Feel the damp air test your lungs as you step out on to the jetway. Resist the urge to punch the Yorkshireman with the meaty neck who dawdles in your path and is complaining already to his tiny wife about mobile phone reception. Take the stairs, traipse the corridors, follow the signs. Be patient.
Hurry through baggage collection and out into Arrivals, past the crowd of faces all disappointed at the sight of you. Head outside for the taxi rank. It’s cold but brilliantly bright and for a moment you’re blinded but then your vision clears and you can see that the place is just as you left it.
Direct the taxi driver past the cricket club and under the railway bridge, this way around the roundabout, that way at the crossroads. Watch the old man who laid your mother’s patio limp along in step with his dog, and two women — friends of your mother’s — stoop to admire the Council flower beds.
Arrive at your estate. Pay the taxi driver and stand for a moment to savour two rows of identical white houses. Walk the driveway. Use your key in the lock. Call out to your mother and hear her bustle in from the back garden where she has been hanging washing. Her sweatshirt sleeves are baggy with used tissues. Her open sandals reveal long toenails painted red.
‘Let me look at you,’ she says as she holds you by the shoulders and frowns. ‘You’ve not been eating well.’
Hug your mother. Feel her softness and her new frailty but tell her that she looks good.
‘Dad’s just gone out for the messages,’ she says as she leads you to the kitchen and starts taking condiments from the fridge. ‘But he’ll be back soon.’
Look out the window at the washing line your mother has abandoned: her flannel shirts, your father’s colourless Y-fronts, their bed sheets filling with the wind like sails.
Clean your plate into the bin. Feel pudding on toast and four cups of milky tea drop like a stone into your stomach. Thank your mother.

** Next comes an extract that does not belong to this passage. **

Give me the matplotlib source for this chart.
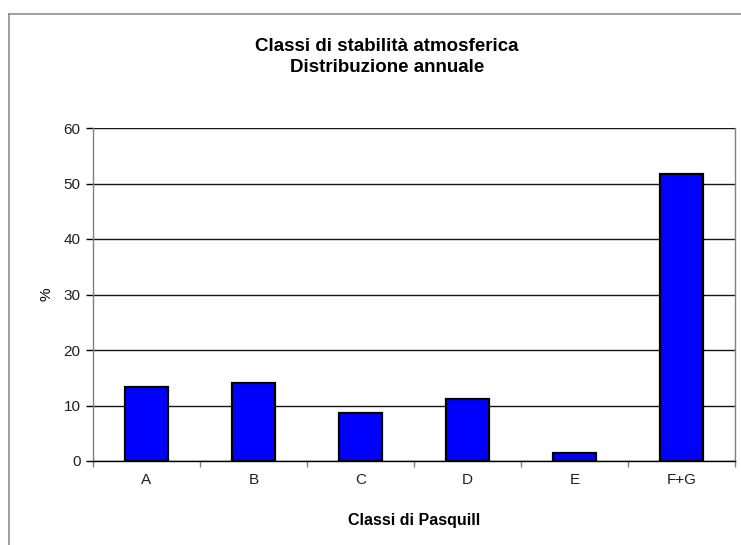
import matplotlib
matplotlib.use("Agg")
import matplotlib.pyplot as plt
from matplotlib.lines import Line2D

plt.rcParams['font.family'] = ['Liberation Sans', 'DejaVu Sans']

# data
classes = ['A', 'B', 'C', 'D', 'E', 'F+G']
percent = [13.4, 14.0, 8.6, 11.2, 1.5, 51.7]
y_ticks = [0, 10, 20, 30, 40, 50, 60]

fig = plt.figure(figsize=(7.41, 5.45), dpi=100)
ax = fig.add_axes([93 / 741, 1 - 461 / 545, (735 - 93) / 741, (461 - 128) / 545])

x = range(len(classes))
ax.bar(x, percent, width=0.41, color='#0000ff', edgecolor='black', linewidth=1.6, zorder=3)

ax.set_xlim(-0.5, len(classes) - 0.5)
ax.set_ylim(0, 60)
ax.set_yticks(y_ticks)
ax.yaxis.grid(True, color='#151515', linewidth=1.0, zorder=0)
ax.set_axisbelow(True)

# category labels centred, tick marks on the boundaries
ax.set_xticks([i - 0.5 for i in range(len(classes) + 1)])
ax.set_xticklabels([])
ax.set_xticks(list(x), minor=True)
ax.set_xticklabels(classes, minor=True)
ax.tick_params(axis='x', which='major', length=4, width=1, color='#808080', direction='out')
ax.tick_params(axis='x', which='minor', length=0, pad=9, labelsize=11, labelcolor='#202020')
ax.tick_params(axis='y', length=5, width=1, color='black', pad=4, labelsize=11, labelcolor='#202020')

for s in ['left', 'right']:
    ax.spines[s].set_color('#808080')
    ax.spines[s].set_linewidth(1.0)
ax.spines['top'].set_visible(False)
ax.spines['bottom'].set_color('black')
ax.spines['bottom'].set_linewidth(1.0)

ax.set_xlabel('Classi di Pasquill', fontsize=11.5, fontweight='bold', labelpad=18)
ax.set_ylabel('%', fontsize=11, labelpad=7)

fig.text(387 / 741, 1 - 57 / 545, 'Classi di stabilità atmosferica\nDistribuzione annuale',
         ha='center', va='center', fontsize=13.5, fontweight='bold', linespacing=1.3)

# chart frame (partly cropped in the reference)
fig.add_artist(Line2D([9 / 741, 9 / 741], [0, 1 - 14 / 545], transform=fig.transFigure,
                      color='#909090', linewidth=1.2))
fig.add_artist(Line2D([9 / 741, 1], [1 - 14 / 545, 1 - 14 / 545], transform=fig.transFigure,
                      color='#909090', linewidth=1.2))

fig.savefig('out.png', dpi=100)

Go with her to the back garden and help her hang the rest of the washing. Ask while you work if there is anything else she needs doing while you’re home. Tell her the garden looks nice.
‘Ah, go on,’ she mutters around the clothes peg held between her teeth. ‘It’s a state,’ she shrugs, ‘but I’ve never the time.’ She nods towards the kitchen window and your father’s silhouette, ‘And no help.’
Sweep the leaves from the side lane. Drill holes for a hanging-basket hook. Dead-head the acanthus. Cut the grass.
‘Don’t belabour yourself on my account,’ your mother says as she stands over you where you are weeding, holding a strimmer ready in her hand.
Tell her, ‘It’s no problem at all.’
‘Well then, suit yourself.’
In the driveway next door, your neighbour Theresa is climbing out of her car. ‘Ah, you’re not putting him to work already, are you?’ she says, her tongue curling over her upper lip as she winks at you in conspiracy.
Your mother measures a laugh. ‘Might as well get some use out of him. Do you want some help there with your shopping, while the going’s good?’
‘Nah, you’re all right,’ Theresa says, ‘I wouldn’t do that to him on his birthday.’ She hauls a bag of groceries from the boot and the new baby from the back seat. ‘Do you want to have a look at him?’ she asks and, without waiting for an answer, stands in her flower bed to dangle the baby over the wall. ‘David,’ she tells you.
Say, ‘Hi, David.’
Take the baby in your arms. He is warm and smells of milk. His eyes are clear as glass and his hands grope in the air for things you cannot see.
‘Aw,’ Theresa says, ‘he’s a natural, so he is.’ She rearranges her shopping and takes back the baby, bracing his weight against her hip and steadying him with a muscled arm. ‘Won’t be long now till he’s back with one of his own, and a little English accent on it.’